● **EXERCISE TASK**
Transcribe the listing word for word.

▼

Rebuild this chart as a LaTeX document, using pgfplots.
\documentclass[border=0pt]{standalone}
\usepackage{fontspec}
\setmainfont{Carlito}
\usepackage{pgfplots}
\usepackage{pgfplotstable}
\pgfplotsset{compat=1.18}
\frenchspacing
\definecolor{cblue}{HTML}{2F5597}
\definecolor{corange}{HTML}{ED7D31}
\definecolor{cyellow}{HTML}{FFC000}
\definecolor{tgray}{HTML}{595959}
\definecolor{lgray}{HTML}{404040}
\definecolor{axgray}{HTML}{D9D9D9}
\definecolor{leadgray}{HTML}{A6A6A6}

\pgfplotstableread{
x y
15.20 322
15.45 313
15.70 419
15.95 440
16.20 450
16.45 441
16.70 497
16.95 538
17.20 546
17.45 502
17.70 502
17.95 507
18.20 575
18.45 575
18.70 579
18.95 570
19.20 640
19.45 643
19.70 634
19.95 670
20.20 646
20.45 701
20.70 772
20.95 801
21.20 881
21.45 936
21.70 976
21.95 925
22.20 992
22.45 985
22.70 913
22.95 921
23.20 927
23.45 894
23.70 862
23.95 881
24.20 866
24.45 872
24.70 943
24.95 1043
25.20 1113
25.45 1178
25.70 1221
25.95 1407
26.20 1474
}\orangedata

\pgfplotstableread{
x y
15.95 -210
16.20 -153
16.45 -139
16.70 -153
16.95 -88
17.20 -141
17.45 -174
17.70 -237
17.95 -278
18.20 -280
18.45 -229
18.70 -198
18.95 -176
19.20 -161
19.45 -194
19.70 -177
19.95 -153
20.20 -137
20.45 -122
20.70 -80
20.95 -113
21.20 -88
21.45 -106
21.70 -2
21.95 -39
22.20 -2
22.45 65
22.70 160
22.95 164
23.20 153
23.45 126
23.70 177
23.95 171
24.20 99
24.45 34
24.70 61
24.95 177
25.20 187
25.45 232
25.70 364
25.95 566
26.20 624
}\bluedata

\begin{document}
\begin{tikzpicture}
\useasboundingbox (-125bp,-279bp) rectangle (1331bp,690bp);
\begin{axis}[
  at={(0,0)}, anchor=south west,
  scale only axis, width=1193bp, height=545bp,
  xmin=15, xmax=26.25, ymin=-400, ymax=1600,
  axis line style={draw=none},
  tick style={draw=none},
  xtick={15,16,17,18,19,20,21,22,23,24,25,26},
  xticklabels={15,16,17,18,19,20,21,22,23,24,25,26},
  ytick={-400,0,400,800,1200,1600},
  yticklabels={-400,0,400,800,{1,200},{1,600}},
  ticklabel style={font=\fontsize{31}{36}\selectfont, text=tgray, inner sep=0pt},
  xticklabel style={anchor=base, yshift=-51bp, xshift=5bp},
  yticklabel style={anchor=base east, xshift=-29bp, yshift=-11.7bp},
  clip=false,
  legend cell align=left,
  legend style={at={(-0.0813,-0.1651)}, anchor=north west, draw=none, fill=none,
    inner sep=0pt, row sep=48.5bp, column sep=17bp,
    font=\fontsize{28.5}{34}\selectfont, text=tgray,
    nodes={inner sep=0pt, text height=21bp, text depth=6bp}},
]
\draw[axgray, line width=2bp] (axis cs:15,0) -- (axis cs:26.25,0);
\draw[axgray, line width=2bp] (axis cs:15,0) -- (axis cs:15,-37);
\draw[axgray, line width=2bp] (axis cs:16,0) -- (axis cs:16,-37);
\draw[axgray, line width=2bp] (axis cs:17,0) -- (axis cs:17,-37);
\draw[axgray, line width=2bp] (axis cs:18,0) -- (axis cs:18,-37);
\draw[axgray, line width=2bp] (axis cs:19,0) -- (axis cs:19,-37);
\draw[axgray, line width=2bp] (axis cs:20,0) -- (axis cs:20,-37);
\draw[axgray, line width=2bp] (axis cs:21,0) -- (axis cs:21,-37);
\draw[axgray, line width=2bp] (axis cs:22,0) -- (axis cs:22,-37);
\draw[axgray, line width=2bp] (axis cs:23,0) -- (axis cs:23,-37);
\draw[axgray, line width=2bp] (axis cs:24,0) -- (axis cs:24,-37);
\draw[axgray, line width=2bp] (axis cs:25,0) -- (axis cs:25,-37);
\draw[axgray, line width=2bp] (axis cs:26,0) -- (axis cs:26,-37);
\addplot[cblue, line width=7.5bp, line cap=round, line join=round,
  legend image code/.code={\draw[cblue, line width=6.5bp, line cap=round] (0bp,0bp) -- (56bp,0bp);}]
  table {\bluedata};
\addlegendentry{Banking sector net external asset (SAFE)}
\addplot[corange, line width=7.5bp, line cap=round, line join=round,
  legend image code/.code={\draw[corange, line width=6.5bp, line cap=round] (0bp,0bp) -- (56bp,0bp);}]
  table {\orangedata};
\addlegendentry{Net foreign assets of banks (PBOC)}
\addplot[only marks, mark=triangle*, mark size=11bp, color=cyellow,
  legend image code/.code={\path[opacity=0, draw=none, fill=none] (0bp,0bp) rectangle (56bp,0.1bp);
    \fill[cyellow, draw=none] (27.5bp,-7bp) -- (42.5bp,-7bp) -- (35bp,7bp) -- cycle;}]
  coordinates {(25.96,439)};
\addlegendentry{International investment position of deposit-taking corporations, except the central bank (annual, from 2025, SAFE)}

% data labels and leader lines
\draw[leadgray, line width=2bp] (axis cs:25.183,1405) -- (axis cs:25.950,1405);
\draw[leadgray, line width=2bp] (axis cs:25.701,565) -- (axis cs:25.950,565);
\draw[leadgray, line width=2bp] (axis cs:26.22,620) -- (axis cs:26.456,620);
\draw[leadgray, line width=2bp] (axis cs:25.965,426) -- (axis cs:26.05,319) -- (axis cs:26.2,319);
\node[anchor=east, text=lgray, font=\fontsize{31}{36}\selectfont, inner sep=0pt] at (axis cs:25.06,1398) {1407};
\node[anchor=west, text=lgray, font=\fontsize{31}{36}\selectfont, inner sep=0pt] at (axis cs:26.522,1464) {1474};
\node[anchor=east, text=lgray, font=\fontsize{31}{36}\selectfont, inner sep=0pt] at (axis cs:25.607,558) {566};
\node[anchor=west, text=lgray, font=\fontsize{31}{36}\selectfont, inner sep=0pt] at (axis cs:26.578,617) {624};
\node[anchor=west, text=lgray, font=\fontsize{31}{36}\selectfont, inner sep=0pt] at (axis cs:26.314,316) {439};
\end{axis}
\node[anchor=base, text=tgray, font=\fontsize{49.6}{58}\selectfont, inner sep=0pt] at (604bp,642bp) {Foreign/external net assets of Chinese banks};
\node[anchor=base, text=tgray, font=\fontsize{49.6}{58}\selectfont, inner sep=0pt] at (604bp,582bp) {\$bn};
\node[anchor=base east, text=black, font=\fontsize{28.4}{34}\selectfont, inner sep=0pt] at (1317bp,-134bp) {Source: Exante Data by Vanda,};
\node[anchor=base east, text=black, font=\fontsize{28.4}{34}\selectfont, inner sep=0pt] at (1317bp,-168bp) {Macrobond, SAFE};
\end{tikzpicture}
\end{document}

▲

● **RESULT OF THIS TASK**
Rebuild this chart as a LaTeX document, using pgfplots.
\documentclass[border=0pt]{standalone}
\usepackage{fontspec}
\setmainfont{Carlito}
\usepackage{pgfplots}
\usepackage{pgfplotstable}
\pgfplotsset{compat=1.18}
\frenchspacing
\definecolor{cblue}{HTML}{2F5597}
\definecolor{corange}{HTML}{ED7D31}
\definecolor{cyellow}{HTML}{FFC000}
\definecolor{tgray}{HTML}{595959}
\definecolor{lgray}{HTML}{404040}
\definecolor{axgray}{HTML}{D9D9D9}
\definecolor{leadgray}{HTML}{A6A6A6}

\pgfplotstableread{
x y
15.20 322
15.45 313
15.70 419
15.95 440
16.20 450
16.45 441
16.70 497
16.95 538
17.20 546
17.45 502
17.70 502
17.95 507
18.20 575
18.45 575
18.70 579
18.95 570
19.20 640
19.45 643
19.70 634
19.95 670
20.20 646
20.45 701
20.70 772
20.95 801
21.20 881
21.45 936
21.70 976
21.95 925
22.20 992
22.45 985
22.70 913
22.95 921
23.20 927
23.45 894
23.70 862
23.95 881
24.20 866
24.45 872
24.70 943
24.95 1043
25.20 1113
25.45 1178
25.70 1221
25.95 1407
26.20 1474
}\orangedata

\pgfplotstableread{
x y
15.95 -210
16.20 -153
16.45 -139
16.70 -153
16.95 -88
17.20 -141
17.45 -174
17.70 -237
17.95 -278
18.20 -280
18.45 -229
18.70 -198
18.95 -176
19.20 -161
19.45 -194
19.70 -177
19.95 -153
20.20 -137
20.45 -122
20.70 -80
20.95 -113
21.20 -88
21.45 -106
21.70 -2
21.95 -39
22.20 -2
22.45 65
22.70 160
22.95 164
23.20 153
23.45 126
23.70 177
23.95 171
24.20 99
24.45 34
24.70 61
24.95 177
25.20 187
25.45 232
25.70 364
25.95 566
26.20 624
}\bluedata

\begin{document}
\begin{tikzpicture}
\useasboundingbox (-125bp,-279bp) rectangle (1331bp,690bp);
\begin{axis}[
  at={(0,0)}, anchor=south west,
  scale only axis, width=1193bp, height=545bp,
  xmin=15, xmax=26.25, ymin=-400, ymax=1600,
  axis line style={draw=none},
  tick style={draw=none},
  xtick={15,16,17,18,19,20,21,22,23,24,25,26},
  xticklabels={15,16,17,18,19,20,21,22,23,24,25,26},
  ytick={-400,0,400,800,1200,1600},
  yticklabels={-400,0,400,800,{1,200},{1,600}},
  ticklabel style={font=\fontsize{31}{36}\selectfont, text=tgray, inner sep=0pt},
  xticklabel style={anchor=base, yshift=-51bp, xshift=5bp},
  yticklabel style={anchor=base east, xshift=-29bp, yshift=-11.7bp},
  clip=false,
  legend cell align=left,
  legend style={at={(-0.0813,-0.1651)}, anchor=north west, draw=none, fill=none,
    inner sep=0pt, row sep=48.5bp, column sep=17bp,
    font=\fontsize{28.5}{34}\selectfont, text=tgray,
    nodes={inner sep=0pt, text height=21bp, text depth=6bp}},
]
\draw[axgray, line width=2bp] (axis cs:15,0) -- (axis cs:26.25,0);
\draw[axgray, line width=2bp] (axis cs:15,0) -- (axis cs:15,-37);
\draw[axgray, line width=2bp] (axis cs:16,0) -- (axis cs:16,-37);
\draw[axgray, line width=2bp] (axis cs:17,0) -- (axis cs:17,-37);
\draw[axgray, line width=2bp] (axis cs:18,0) -- (axis cs:18,-37);
\draw[axgray, line width=2bp] (axis cs:19,0) -- (axis cs:19,-37);
\draw[axgray, line width=2bp] (axis cs:20,0) -- (axis cs:20,-37);
\draw[axgray, line width=2bp] (axis cs:21,0) -- (axis cs:21,-37);
\draw[axgray, line width=2bp] (axis cs:22,0) -- (axis cs:22,-37);
\draw[axgray, line width=2bp] (axis cs:23,0) -- (axis cs:23,-37);
\draw[axgray, line width=2bp] (axis cs:24,0) -- (axis cs:24,-37);
\draw[axgray, line width=2bp] (axis cs:25,0) -- (axis cs:25,-37);
\draw[axgray, line width=2bp] (axis cs:26,0) -- (axis cs:26,-37);
\addplot[cblue, line width=7.5bp, line cap=round, line join=round,
  legend image code/.code={\draw[cblue, line width=6.5bp, line cap=round] (0bp,0bp) -- (56bp,0bp);}]
  table {\bluedata};
\addlegendentry{Banking sector net external asset (SAFE)}
\addplot[corange, line width=7.5bp, line cap=round, line join=round,
  legend image code/.code={\draw[corange, line width=6.5bp, line cap=round] (0bp,0bp) -- (56bp,0bp);}]
  table {\orangedata};
\addlegendentry{Net foreign assets of banks (PBOC)}
\addplot[only marks, mark=triangle*, mark size=11bp, color=cyellow,
  legend image code/.code={\path[opacity=0, draw=none, fill=none] (0bp,0bp) rectangle (56bp,0.1bp);
    \fill[cyellow, draw=none] (27.5bp,-7bp) -- (42.5bp,-7bp) -- (35bp,7bp) -- cycle;}]
  coordinates {(25.96,439)};
\addlegendentry{International investment position of deposit-taking corporations, except the central bank (annual, from 2025, SAFE)}

% data labels and leader lines
\draw[leadgray, line width=2bp] (axis cs:25.183,1405) -- (axis cs:25.950,1405);
\draw[leadgray, line width=2bp] (axis cs:25.701,565) -- (axis cs:25.950,565);
\draw[leadgray, line width=2bp] (axis cs:26.22,620) -- (axis cs:26.456,620);
\draw[leadgray, line width=2bp] (axis cs:25.965,426) -- (axis cs:26.05,319) -- (axis cs:26.2,319);
\node[anchor=east, text=lgray, font=\fontsize{31}{36}\selectfont, inner sep=0pt] at (axis cs:25.06,1398) {1407};
\node[anchor=west, text=lgray, font=\fontsize{31}{36}\selectfont, inner sep=0pt] at (axis cs:26.522,1464) {1474};
\node[anchor=east, text=lgray, font=\fontsize{31}{36}\selectfont, inner sep=0pt] at (axis cs:25.607,558) {566};
\node[anchor=west, text=lgray, font=\fontsize{31}{36}\selectfont, inner sep=0pt] at (axis cs:26.578,617) {624};
\node[anchor=west, text=lgray, font=\fontsize{31}{36}\selectfont, inner sep=0pt] at (axis cs:26.314,316) {439};
\end{axis}
\node[anchor=base, text=tgray, font=\fontsize{49.6}{58}\selectfont, inner sep=0pt] at (604bp,642bp) {Foreign/external net assets of Chinese banks};
\node[anchor=base, text=tgray, font=\fontsize{49.6}{58}\selectfont, inner sep=0pt] at (604bp,582bp) {\$bn};
\node[anchor=base east, text=black, font=\fontsize{28.4}{34}\selectfont, inner sep=0pt] at (1317bp,-134bp) {Source: Exante Data by Vanda,};
\node[anchor=base east, text=black, font=\fontsize{28.4}{34}\selectfont, inner sep=0pt] at (1317bp,-168bp) {Macrobond, SAFE};
\end{tikzpicture}
\end{document}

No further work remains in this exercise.